### Exercise instructions
Where a line contains the word "this", copy that line.

### Dataset content
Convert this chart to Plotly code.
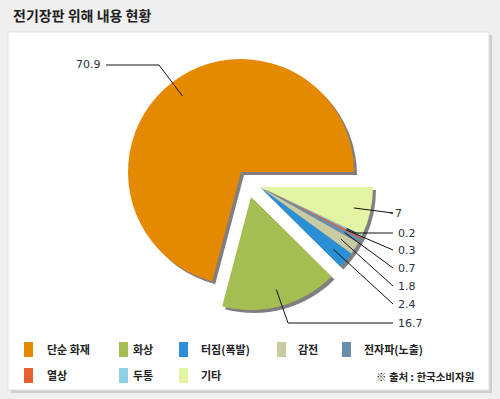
...
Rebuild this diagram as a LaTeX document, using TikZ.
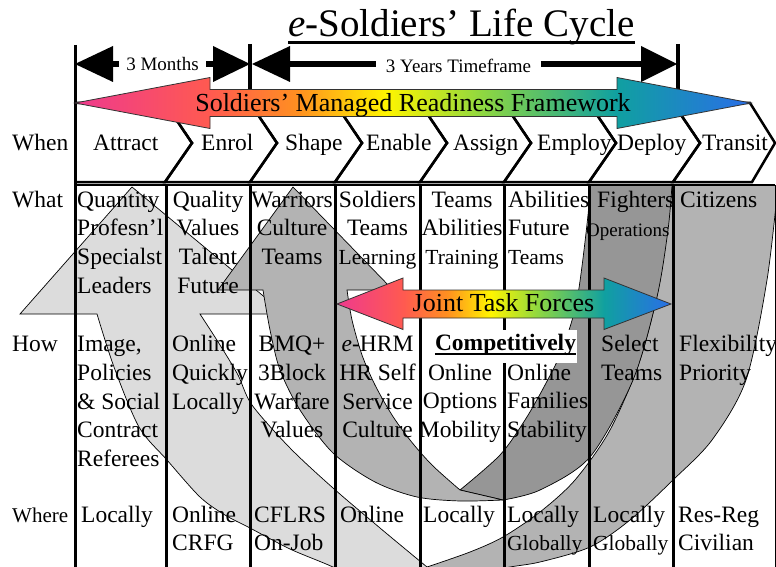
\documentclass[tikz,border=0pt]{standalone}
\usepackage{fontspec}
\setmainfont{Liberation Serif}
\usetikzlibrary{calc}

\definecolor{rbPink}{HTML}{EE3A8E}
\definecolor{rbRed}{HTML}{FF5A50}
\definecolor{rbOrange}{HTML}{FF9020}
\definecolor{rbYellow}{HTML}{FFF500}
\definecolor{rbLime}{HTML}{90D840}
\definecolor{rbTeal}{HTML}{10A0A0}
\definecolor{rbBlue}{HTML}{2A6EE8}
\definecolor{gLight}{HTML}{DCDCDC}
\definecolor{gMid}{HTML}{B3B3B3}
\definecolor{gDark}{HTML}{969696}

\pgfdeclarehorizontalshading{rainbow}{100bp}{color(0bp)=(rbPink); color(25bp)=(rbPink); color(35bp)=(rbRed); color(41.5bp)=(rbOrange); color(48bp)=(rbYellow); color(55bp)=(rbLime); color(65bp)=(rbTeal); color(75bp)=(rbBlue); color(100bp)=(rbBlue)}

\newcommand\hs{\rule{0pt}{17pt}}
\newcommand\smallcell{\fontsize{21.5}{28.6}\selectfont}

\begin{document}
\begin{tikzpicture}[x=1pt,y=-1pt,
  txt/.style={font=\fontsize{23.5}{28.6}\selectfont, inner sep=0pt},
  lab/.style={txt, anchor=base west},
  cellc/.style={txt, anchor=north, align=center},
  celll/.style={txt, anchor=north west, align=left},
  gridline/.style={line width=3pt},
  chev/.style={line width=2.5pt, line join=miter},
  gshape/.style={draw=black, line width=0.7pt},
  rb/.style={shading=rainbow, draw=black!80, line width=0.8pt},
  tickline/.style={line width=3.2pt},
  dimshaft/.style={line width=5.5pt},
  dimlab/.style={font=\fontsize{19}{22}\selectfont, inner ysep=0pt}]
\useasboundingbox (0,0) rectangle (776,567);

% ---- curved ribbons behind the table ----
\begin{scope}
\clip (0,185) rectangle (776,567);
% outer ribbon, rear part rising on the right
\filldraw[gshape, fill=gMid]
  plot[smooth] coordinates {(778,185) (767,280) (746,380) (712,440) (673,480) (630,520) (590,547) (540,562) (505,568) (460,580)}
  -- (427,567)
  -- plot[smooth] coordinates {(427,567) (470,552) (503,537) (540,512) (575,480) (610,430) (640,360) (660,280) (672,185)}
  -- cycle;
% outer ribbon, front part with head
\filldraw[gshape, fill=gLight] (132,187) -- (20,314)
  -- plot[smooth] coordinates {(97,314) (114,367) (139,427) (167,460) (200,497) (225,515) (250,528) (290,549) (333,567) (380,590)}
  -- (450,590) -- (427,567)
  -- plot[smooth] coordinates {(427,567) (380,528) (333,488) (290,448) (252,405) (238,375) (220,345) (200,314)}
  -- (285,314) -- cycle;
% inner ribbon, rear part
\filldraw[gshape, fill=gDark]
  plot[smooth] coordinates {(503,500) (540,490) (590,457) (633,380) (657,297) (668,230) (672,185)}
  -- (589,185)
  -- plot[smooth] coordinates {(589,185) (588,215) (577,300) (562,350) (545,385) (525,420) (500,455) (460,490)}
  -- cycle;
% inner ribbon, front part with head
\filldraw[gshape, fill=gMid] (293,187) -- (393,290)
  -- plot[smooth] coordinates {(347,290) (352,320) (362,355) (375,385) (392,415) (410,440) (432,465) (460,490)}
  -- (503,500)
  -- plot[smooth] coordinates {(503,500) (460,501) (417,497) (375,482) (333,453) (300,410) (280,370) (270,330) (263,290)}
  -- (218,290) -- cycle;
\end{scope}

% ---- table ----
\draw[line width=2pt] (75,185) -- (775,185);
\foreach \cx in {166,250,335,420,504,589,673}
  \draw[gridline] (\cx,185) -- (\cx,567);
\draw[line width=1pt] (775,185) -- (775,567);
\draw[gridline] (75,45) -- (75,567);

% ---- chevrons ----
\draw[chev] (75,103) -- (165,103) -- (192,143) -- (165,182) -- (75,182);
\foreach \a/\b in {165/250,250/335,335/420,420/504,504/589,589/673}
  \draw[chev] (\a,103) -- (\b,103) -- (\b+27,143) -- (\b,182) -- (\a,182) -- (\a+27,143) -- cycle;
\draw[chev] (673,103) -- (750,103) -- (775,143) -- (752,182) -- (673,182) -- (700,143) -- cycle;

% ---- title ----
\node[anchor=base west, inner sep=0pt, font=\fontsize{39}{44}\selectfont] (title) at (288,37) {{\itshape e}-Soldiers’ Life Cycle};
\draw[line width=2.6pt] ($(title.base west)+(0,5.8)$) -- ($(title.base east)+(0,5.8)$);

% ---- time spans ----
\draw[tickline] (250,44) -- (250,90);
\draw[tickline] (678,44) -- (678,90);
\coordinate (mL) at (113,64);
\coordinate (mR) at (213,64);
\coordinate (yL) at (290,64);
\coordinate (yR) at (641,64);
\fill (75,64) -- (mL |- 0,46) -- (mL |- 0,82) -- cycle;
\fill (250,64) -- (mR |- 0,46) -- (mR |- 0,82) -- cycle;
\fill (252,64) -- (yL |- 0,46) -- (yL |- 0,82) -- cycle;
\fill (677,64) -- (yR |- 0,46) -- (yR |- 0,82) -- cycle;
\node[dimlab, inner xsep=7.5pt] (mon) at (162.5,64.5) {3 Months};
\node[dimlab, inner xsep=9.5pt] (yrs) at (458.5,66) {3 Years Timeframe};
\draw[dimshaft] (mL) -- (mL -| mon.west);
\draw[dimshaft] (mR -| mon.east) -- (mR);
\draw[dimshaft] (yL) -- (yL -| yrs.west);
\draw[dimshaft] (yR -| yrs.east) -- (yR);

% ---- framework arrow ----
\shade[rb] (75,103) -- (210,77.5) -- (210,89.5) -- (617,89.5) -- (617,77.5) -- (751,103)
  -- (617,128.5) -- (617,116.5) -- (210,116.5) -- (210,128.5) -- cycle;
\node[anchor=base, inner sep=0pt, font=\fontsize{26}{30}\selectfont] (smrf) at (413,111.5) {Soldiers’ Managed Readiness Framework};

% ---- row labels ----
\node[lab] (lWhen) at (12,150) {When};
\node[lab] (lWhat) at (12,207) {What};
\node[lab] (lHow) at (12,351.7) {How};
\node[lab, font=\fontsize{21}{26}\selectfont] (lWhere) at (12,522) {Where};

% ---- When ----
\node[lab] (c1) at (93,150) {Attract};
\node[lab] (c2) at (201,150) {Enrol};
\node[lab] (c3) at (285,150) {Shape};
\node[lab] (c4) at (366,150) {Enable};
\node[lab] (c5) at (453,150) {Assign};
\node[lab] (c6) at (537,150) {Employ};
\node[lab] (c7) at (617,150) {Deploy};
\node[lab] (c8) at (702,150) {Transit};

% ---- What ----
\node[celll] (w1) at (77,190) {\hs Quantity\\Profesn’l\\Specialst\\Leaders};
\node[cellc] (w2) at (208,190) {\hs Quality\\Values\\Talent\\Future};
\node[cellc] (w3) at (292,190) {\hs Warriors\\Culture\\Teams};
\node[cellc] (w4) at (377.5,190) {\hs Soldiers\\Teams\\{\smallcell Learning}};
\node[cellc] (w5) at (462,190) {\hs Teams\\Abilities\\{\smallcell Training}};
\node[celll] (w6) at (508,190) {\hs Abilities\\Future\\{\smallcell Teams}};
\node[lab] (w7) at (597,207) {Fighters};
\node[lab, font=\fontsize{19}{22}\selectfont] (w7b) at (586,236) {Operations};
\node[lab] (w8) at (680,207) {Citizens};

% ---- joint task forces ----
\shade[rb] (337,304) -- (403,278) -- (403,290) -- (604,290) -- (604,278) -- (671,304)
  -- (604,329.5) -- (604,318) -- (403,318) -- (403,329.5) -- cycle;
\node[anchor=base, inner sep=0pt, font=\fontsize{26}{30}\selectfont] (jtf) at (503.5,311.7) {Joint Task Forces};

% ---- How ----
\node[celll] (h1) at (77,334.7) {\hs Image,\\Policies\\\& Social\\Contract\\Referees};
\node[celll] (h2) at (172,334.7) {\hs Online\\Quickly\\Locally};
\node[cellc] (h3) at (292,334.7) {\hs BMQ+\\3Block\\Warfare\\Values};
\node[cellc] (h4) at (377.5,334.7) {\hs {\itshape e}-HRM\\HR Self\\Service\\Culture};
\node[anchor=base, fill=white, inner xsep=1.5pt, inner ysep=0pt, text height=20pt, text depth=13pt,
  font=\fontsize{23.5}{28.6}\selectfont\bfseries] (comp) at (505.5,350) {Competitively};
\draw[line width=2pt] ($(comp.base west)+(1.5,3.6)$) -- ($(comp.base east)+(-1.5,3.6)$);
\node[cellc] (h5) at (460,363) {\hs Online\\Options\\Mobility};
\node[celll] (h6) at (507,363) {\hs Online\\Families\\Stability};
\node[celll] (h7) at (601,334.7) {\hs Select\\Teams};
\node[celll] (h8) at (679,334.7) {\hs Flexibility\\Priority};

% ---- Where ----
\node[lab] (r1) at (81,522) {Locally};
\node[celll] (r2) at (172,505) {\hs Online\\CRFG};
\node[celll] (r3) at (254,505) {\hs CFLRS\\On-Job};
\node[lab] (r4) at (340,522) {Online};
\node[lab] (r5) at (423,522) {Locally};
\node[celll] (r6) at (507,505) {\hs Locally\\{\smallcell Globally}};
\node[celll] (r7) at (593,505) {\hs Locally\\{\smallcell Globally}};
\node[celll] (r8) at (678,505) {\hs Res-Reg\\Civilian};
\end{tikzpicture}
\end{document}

### Solved problem
Convert this chart to Plotly code.
Rebuild this diagram as a LaTeX document, using TikZ.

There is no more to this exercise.